Эдельвейс будто предвидел, что за ним начнется охота. И поэтому забирался все выше, на обрывы и карнизы, на склоны покруче и поопасней. А риск еще больше подзадоривал добытчиков и их вдохновительниц.
Восторженные натуры находили в цветке массу достоинств, возводили его в символ чистоты и недоступности. Не зря даже само название значило «благородно–белый». Карпатские гуцулы называли его «шелковой косицей», а по–латыни оно звучало как музыка – лентаподикум альпинум из семейства компазите. На возвышенные сравнения наталкивала и форма эдельвейса – звездная, с серебристыми Листьями – мягкими, бархатными, нежными. Не белые корзинки, собранные в сложные соцветия, а живая звезда! Подарить такое девушке – и слов никаких не нужно.

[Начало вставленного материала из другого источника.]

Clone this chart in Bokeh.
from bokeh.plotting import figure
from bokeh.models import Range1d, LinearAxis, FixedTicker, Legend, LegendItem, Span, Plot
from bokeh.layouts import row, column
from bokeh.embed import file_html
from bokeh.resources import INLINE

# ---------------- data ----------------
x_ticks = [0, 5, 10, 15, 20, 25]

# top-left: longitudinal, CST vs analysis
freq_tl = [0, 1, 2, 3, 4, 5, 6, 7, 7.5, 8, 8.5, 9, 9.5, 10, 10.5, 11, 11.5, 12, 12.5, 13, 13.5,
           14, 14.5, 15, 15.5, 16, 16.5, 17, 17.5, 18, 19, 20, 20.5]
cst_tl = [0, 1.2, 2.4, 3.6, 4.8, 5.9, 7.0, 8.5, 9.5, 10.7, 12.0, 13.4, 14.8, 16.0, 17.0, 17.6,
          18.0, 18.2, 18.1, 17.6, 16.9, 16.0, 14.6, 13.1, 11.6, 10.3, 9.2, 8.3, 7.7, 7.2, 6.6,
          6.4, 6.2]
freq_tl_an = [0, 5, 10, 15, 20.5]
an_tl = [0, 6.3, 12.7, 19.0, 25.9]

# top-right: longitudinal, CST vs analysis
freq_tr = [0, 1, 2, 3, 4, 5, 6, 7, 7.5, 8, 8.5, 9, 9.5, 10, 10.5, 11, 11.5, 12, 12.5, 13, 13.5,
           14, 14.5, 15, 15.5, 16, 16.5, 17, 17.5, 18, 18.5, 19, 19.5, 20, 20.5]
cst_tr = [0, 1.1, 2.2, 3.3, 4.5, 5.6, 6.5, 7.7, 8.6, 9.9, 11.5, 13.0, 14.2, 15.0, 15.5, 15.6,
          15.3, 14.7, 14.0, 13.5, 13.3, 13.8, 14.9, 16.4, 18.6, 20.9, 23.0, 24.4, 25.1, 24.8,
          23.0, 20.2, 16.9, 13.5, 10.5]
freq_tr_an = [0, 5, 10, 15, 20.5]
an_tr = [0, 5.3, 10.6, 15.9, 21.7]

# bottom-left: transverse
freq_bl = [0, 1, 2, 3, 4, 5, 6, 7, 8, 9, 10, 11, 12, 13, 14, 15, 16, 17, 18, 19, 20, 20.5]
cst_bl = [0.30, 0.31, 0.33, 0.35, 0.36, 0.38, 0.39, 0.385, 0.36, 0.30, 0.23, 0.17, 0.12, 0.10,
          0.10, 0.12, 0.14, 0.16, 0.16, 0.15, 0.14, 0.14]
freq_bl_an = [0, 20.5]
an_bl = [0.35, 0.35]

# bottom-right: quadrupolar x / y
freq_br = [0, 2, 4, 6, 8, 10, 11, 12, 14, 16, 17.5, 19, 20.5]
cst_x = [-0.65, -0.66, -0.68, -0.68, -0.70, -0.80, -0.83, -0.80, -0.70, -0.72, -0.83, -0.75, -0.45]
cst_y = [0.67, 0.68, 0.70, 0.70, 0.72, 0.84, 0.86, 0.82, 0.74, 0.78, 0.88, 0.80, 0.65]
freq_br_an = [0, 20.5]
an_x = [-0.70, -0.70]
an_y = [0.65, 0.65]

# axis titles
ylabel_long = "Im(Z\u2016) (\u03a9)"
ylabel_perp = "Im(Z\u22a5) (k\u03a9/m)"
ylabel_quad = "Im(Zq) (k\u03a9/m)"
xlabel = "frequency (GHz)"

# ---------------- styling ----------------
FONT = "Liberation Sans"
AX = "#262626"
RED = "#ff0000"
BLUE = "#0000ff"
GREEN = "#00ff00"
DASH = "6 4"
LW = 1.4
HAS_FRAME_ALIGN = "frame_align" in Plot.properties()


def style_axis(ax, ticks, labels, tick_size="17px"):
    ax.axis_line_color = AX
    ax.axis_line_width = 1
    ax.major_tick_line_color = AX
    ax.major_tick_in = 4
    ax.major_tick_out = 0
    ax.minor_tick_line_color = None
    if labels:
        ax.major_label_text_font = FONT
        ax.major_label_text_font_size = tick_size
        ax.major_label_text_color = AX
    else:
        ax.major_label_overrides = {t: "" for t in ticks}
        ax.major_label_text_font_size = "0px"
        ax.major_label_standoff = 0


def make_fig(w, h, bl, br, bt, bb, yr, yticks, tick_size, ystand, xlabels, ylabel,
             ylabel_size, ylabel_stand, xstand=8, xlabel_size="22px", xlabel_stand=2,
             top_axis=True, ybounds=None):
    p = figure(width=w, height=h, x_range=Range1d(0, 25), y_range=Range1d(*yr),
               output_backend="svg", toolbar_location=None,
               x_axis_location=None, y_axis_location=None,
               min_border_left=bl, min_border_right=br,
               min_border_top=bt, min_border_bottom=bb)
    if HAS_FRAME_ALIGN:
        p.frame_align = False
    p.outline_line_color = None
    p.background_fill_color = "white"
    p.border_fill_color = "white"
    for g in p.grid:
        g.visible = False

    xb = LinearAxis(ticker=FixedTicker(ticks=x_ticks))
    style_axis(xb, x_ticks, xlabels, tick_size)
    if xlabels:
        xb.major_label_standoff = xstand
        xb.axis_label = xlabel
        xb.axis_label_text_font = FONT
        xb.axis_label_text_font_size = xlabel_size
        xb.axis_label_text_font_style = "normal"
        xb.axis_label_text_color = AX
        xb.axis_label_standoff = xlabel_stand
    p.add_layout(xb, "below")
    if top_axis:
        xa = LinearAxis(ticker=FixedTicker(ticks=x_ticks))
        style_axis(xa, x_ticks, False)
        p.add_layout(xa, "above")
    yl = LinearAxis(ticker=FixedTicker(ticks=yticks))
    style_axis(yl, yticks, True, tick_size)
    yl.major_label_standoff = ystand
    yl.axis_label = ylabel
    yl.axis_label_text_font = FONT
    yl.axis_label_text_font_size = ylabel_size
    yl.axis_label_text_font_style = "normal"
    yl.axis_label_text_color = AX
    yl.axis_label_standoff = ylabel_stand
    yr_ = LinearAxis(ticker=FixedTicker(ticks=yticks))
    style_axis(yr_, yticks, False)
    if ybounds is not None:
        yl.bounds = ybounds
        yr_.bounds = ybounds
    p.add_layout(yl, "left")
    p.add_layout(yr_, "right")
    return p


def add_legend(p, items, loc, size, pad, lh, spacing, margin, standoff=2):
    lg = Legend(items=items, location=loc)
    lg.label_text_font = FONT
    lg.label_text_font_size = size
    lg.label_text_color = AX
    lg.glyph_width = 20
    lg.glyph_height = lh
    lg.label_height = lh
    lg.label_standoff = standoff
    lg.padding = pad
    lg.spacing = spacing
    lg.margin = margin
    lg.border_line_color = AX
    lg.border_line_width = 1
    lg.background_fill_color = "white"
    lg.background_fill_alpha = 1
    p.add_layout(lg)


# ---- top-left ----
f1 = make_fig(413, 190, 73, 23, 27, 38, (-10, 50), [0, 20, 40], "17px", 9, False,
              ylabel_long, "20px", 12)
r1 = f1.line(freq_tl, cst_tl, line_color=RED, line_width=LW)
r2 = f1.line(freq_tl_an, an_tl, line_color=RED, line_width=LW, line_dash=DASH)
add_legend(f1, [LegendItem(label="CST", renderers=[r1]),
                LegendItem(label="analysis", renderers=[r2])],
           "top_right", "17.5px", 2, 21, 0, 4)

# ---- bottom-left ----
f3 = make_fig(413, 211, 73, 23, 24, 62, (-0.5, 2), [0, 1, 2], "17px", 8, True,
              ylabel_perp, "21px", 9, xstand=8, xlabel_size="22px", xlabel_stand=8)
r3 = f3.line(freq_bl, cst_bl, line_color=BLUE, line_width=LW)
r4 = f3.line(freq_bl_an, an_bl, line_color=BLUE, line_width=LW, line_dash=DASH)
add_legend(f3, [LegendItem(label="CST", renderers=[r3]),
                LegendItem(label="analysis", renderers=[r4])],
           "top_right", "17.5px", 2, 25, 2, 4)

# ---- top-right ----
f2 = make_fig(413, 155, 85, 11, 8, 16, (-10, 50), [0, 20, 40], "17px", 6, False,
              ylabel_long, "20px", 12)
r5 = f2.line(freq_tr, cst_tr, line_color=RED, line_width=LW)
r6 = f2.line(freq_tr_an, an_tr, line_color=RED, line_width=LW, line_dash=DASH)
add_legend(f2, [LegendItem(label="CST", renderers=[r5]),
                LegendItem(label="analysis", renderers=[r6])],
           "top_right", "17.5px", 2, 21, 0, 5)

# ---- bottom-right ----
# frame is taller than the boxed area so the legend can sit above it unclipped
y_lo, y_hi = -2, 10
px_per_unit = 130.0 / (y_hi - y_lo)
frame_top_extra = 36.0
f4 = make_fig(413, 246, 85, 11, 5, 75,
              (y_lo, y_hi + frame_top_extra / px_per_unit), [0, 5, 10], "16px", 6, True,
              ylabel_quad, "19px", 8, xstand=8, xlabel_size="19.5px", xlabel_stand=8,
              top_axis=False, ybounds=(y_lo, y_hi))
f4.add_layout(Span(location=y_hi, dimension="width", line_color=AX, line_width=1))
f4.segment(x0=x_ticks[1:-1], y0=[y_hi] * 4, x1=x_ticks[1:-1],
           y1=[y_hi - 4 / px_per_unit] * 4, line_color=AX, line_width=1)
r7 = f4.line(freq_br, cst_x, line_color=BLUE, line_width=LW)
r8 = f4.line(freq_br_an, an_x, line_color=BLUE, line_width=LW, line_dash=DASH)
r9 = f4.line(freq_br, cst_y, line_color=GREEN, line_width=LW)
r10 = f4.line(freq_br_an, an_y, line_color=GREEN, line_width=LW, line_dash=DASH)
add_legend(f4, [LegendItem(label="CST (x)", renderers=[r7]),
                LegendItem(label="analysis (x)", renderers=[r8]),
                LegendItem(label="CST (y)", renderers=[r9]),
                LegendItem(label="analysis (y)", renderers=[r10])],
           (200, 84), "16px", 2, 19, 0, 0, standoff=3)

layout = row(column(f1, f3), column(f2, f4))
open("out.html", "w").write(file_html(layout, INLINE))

Словом, достать эдельвейс все же легче, чем донести на вершину девушку. Тем более, если она попалась пышнотелая. И вот одна из таких не совсем изящных решила подсобить своему парню и вызвалась проводить его высоко в горы. Но как водится в легендах, обязательно должно что–то случиться на пути счастливых влюбленных. Так и здесь. Оступился он, потеряв осторожность в присутствии своей вдохновительницы, сорвался со склона, разбился. Не вернулась и она домой: стала бродить по вершинам привидением. Ей была уже, конечно, недоступна любовь. Но осталось чувство жалости. И она плакала над каждым погибшим в горах. А слезы прорастали в новые прекрасные эдельвейсы. И опять за ними поднимались парни и не все возвращались к девушкам.
Надоели эти кровавые драмы. До каких пор мы будем терять таких молодых и красивых хлопцев! И говорят, что в Карпатах гуцулы нашли выход – стали выращивать эдельвейсы у подножия вершин на ухоженных грядках. Даже на курортные базары начали попадать романтические серебристые цветочки.

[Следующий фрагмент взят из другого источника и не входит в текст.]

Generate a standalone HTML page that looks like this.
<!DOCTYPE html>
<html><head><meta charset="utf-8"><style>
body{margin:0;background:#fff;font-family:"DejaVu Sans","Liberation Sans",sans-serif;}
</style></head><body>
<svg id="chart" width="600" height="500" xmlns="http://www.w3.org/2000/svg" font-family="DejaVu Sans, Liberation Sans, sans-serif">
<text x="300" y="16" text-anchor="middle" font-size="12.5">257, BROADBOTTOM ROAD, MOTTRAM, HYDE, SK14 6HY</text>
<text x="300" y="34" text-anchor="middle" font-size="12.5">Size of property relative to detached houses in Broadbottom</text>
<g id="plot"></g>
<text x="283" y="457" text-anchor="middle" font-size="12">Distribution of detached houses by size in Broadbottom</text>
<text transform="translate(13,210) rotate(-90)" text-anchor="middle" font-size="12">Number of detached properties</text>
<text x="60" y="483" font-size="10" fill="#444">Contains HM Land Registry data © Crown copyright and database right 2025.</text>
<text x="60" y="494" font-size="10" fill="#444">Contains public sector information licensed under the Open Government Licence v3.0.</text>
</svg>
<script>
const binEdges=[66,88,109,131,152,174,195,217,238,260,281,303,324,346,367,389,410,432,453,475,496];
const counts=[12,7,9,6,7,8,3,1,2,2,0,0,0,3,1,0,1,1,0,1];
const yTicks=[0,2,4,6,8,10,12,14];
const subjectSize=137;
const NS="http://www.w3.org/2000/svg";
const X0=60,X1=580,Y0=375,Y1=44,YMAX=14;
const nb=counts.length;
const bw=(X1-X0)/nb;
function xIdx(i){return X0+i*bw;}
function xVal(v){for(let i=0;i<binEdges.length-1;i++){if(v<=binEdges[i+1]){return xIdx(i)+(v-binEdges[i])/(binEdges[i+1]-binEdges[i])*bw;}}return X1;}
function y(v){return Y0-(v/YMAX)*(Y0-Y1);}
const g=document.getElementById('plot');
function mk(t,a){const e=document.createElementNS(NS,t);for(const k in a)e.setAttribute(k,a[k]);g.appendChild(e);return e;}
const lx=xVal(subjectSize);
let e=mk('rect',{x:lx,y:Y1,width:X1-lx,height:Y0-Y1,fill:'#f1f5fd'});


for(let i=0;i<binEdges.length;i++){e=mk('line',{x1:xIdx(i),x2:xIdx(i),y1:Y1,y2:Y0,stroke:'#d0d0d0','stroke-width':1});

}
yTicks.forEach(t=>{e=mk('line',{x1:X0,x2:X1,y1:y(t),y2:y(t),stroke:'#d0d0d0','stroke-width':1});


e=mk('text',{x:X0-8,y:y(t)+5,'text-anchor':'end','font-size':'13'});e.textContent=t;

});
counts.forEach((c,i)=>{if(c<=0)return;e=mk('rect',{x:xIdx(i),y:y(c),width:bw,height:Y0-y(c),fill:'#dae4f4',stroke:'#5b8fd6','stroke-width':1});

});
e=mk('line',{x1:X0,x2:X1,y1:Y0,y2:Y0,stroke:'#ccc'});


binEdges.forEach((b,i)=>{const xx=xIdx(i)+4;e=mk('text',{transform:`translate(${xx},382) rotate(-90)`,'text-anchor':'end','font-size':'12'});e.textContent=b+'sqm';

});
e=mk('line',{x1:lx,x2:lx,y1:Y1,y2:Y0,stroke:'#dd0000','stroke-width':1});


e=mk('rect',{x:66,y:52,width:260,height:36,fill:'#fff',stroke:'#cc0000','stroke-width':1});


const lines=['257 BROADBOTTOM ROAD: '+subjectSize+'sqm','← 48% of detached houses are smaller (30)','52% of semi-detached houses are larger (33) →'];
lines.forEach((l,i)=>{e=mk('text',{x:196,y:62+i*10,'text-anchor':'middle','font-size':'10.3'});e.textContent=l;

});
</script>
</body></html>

Одни жалеют, печалятся по такому поводу, а другие улыбаются.
Смех – не грех...
Появилось такое количество любителей побывать на горных ледниках, что еще в конце прошлого века Марк Твен сравнил ватаги туристов с табунами. Он, кстати, и сам был в одном из таких «табунов» и не жалел по этому поводу иронии. Вот как выглядел, по его описанию, один из эпизодов. «Установлено, что ледник непрерывно движется. И мне пришло в голову спуститься на его борту. Как утверждали путеводители, средина движется быстрее. В целях экономии более тяжелую часть багажа я отправил малой скоростью, оставив его на окраине ледника. Легли спать в надежде... но, проснувшись, остолбенели от удивления: мы не сдвинулись ни на пядь. Решили, что посудина села на мель. Начали отпихиваться шестами. Потом соорудили насос и начали выкачивать из ледника воду. Затем подсчитали, что потребуется 500 с лишним лет, чтобы одолеть путь на леднике. До дюйма в день...» И автор потерял после этого уважение к хваленым ледникам. Приговор им был вынесен окончательный: как средство пассажирского сообщения они ни черта не стоят...

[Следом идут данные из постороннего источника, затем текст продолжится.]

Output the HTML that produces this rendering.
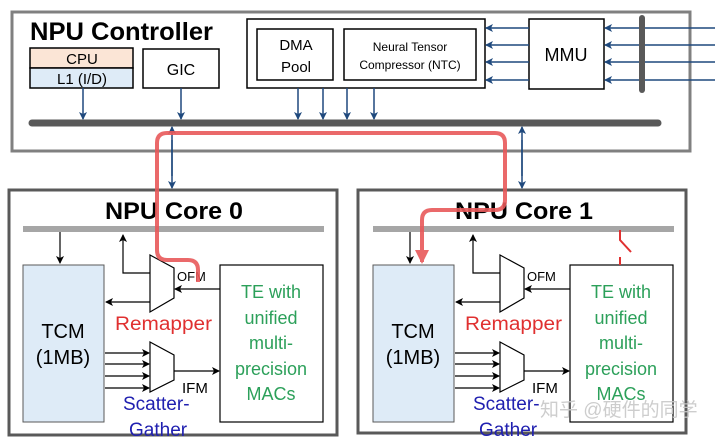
<!DOCTYPE html>
<html><head><meta charset="utf-8"><style>
html,body{margin:0;padding:0;background:#fff;}
svg{display:block;font-family:"Liberation Sans","Noto Sans CJK SC",sans-serif;}
</style></head><body>
<svg width="720" height="441" viewBox="0 0 720 441" xmlns="http://www.w3.org/2000/svg">
<defs>
<marker id="ab" markerWidth="8" markerHeight="8" refX="7" refY="4" orient="auto" markerUnits="userSpaceOnUse"><path d="M0,0 L8,4 L0,8 L2,4 z" fill="#1f497d"/></marker>
<marker id="ak" markerWidth="8" markerHeight="8" refX="7" refY="4" orient="auto" markerUnits="userSpaceOnUse"><path d="M0,0 L8,4 L0,8 L2,4 z" fill="#000"/></marker>
<marker id="ar" markerWidth="14" markerHeight="14" refX="12" refY="7" orient="auto" markerUnits="userSpaceOnUse"><path d="M0,0 L14,7 L0,14 z" fill="#e8595a"/></marker>
</defs>
<!-- Controller -->
<rect x="12" y="12" width="678" height="139" fill="#fff" stroke="#808080" stroke-width="3"/>
<text x="30" y="40" font-size="25" font-weight="bold" textLength="183" lengthAdjust="spacingAndGlyphs">NPU Controller</text>
<rect x="30" y="48" width="103" height="20" fill="#fbe5d6" stroke="#000" stroke-width="1.5"/>
<rect x="30" y="68" width="103" height="20" fill="#deebf7" stroke="#000" stroke-width="1.5"/>
<text x="82" y="64" font-size="15" text-anchor="middle">CPU</text>
<text x="82" y="84" font-size="15" text-anchor="middle">L1 (I/D)</text>
<rect x="143" y="49" width="76" height="39" fill="#fff" stroke="#000" stroke-width="1.5"/>
<text x="181" y="75" font-size="16" text-anchor="middle">GIC</text>
<rect x="247" y="19" width="238" height="69" fill="#fff" stroke="#000" stroke-width="1.5"/>
<rect x="257" y="29" width="76" height="51" fill="#fff" stroke="#000" stroke-width="1.5"/>
<text x="296" y="50" font-size="15" text-anchor="middle">DMA</text>
<text x="296" y="72" font-size="15" text-anchor="middle">Pool</text>
<rect x="344" y="29" width="132" height="51" fill="#fff" stroke="#000" stroke-width="1.5"/>
<text x="410" y="51" font-size="12" text-anchor="middle">Neural Tensor</text>
<text x="410" y="69" font-size="12" text-anchor="middle">Compressor (NTC)</text>
<rect x="529" y="19" width="75" height="70" fill="#fff" stroke="#000" stroke-width="1.5"/>
<text x="566" y="61" font-size="18" text-anchor="middle">MMU</text>
<g stroke="#1f497d" stroke-width="1.5" fill="none">
<line x1="529" y1="28" x2="486" y2="28" marker-end="url(#ab)"/>
<line x1="529" y1="45" x2="486" y2="45" marker-end="url(#ab)"/>
<line x1="529" y1="62" x2="486" y2="62" marker-end="url(#ab)"/>
<line x1="529" y1="80" x2="486" y2="80" marker-end="url(#ab)"/>
<line x1="715" y1="28" x2="605" y2="28" marker-end="url(#ab)"/>
<line x1="715" y1="45" x2="605" y2="45" marker-end="url(#ab)"/>
<line x1="715" y1="62" x2="605" y2="62" marker-end="url(#ab)"/>
<line x1="715" y1="80" x2="605" y2="80" marker-end="url(#ab)"/>
<line x1="83" y1="88" x2="83" y2="119" marker-end="url(#ab)"/>
<line x1="181" y1="88" x2="181" y2="119" marker-end="url(#ab)"/>
<line x1="298" y1="88" x2="298" y2="119" marker-end="url(#ab)"/>
<line x1="323" y1="88" x2="323" y2="119" marker-end="url(#ab)"/>
<line x1="347" y1="88" x2="347" y2="119" marker-end="url(#ab)"/>
<line x1="374" y1="88" x2="374" y2="119" marker-end="url(#ab)"/>
</g>
<line x1="642" y1="18" x2="642" y2="90" stroke="#595959" stroke-width="6" stroke-linecap="round"/>
<line x1="32" y1="123" x2="658" y2="123" stroke="#595959" stroke-width="7" stroke-linecap="round"/>
<!-- cores -->
<rect x="9" y="190" width="328" height="245" fill="#fff" stroke="#595959" stroke-width="3"/>
<rect x="358" y="190" width="328" height="243" fill="#fff" stroke="#595959" stroke-width="3"/>
<g stroke="#1f497d" stroke-width="1.5">
<line x1="172" y1="140" x2="172" y2="188" marker-end="url(#ab)"/>
<line x1="172" y1="176" x2="172" y2="127" marker-end="url(#ab)"/>
<line x1="522" y1="140" x2="522" y2="188" marker-end="url(#ab)"/>
<line x1="522" y1="176" x2="522" y2="127" marker-end="url(#ab)"/>
</g>
<text x="105" y="219" font-size="24" font-weight="bold" textLength="138" lengthAdjust="spacingAndGlyphs">NPU Core 0</text>
<text x="455" y="219" font-size="24" font-weight="bold" textLength="138" lengthAdjust="spacingAndGlyphs">NPU Core 1</text>
<g id="core">
<line x1="23" y1="229" x2="324" y2="229" stroke="#a6a6a6" stroke-width="6"/>
<rect x="23" y="265" width="81" height="157" fill="#deebf7" stroke="#595959" stroke-width="1"/>
<text x="63" y="338" font-size="20" text-anchor="middle">TCM</text>
<text x="63" y="364" font-size="20" text-anchor="middle">(1MB)</text>
<rect x="220" y="265" width="103" height="157" fill="#fff" stroke="#000" stroke-width="1.2"/>
<g fill="#2ca05a" font-size="18" text-anchor="middle">
<text x="271" y="298">TE with</text><text x="271" y="324">unified</text><text x="271" y="349">multi-</text><text x="271" y="375">precision</text><text x="271" y="400">MACs</text></g>
<g stroke="#000" stroke-width="1.2" fill="none">
<line x1="60" y1="232" x2="60" y2="263" marker-end="url(#ak)"/>
<polyline points="150,273 123,273 123,235" marker-end="url(#ak)"/>
<polygon points="150,255 174,268 174,298 150,312" fill="#fff"/>
<line x1="220" y1="289" x2="175" y2="289" marker-end="url(#ak)"/>
<line x1="150" y1="302" x2="106" y2="302" marker-end="url(#ak)"/>
<polygon points="150,342 174,355 174,380 150,392" fill="#fff"/>
<line x1="105" y1="353" x2="149" y2="353" marker-end="url(#ak)"/>
<line x1="105" y1="364" x2="149" y2="364" marker-end="url(#ak)"/>
<line x1="105" y1="376" x2="149" y2="376" marker-end="url(#ak)"/>
<line x1="105" y1="388" x2="149" y2="388" marker-end="url(#ak)"/>
<line x1="174" y1="371" x2="219" y2="371" marker-end="url(#ak)"/>
</g>
<text x="177" y="281" font-size="13">OFM</text>
<text x="182" y="393" font-size="15">IFM</text>
<text x="115" y="330" font-size="19" fill="#e03030" textLength="97" lengthAdjust="spacingAndGlyphs">Remapper</text>
<text x="123" y="410" font-size="19" fill="#2020b0">Scatter-</text>
<text x="129" y="436" font-size="19" fill="#2020b0">Gather</text>
</g>
<use href="#core" transform="translate(350,0)"/>
<!-- red slash -->
<polyline points="620,230 620,240 631,252" stroke="#e03030" stroke-width="2" fill="none"/>
<line x1="620" y1="257" x2="620" y2="265" stroke="#e03030" stroke-width="2"/>
<!-- red path -->
<path d="M198,282 L198,270 Q198,260 188,260 L167,260 Q157,260 157,250 L157,143 Q157,133 167,133 L495,133 Q505,133 505,143 L505,200 Q505,210 495,210 L432,210 Q422,210 422,220 L422,262" stroke="#e8595a" stroke-width="4" fill="none" opacity="0.9" marker-end="url(#ar)"/>
<text x="540" y="416" font-size="19" fill="#c8c8c8" opacity="0.9">知乎 @硬件的同学</text>
</svg>
</body></html>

Но при всем чувстве юмора среди альпийских ослепительных снегов Марк Твен счел нужным обратить внимание и на опасность трещин. Лучше их обойти подальше, отнестись к ним посерьезнее. Иначе, попав в них, человек, даже не разбившись, неизбежно окоченеет в бездонной могиле – в «ледяных челюстях смерти». Как говорится, береженого Бог бережет. Восторг перед красотой льда и снега вызывал нередко эйфорию. И располагал к шуткам. Хотя они иногда и несли в себе грустноватый оттенок в связи с таящейся в ледниках угрозой.
По этому поводу можно привести один любопытный эпизод из жизни великого природолюба Ж.–Ж. Руссо. Однажды он прогуливался на берегу пруда. Своему спутнику он чистосердечно признался, что иногда жизнелюбие его не выдерживало испытаний. «Вот здесь я не менее двадцати раз собирался броситься в воду, чтобы уйти от той жалкой действительности, с которой сталкивала меня судьба». Спутник спросил: «И что же вас удерживало?» Руссо ответил: «Я пробовал воду рукою, и мне всегда казалось, что она слишком холодна...»
Что же, действительно, природа не так коварна, как это иногда может показаться. Она умеет и предупреждать.
Старая традиция сохранения чувства юмора в самых неуютных, дискомфортных условиях жива по сей день.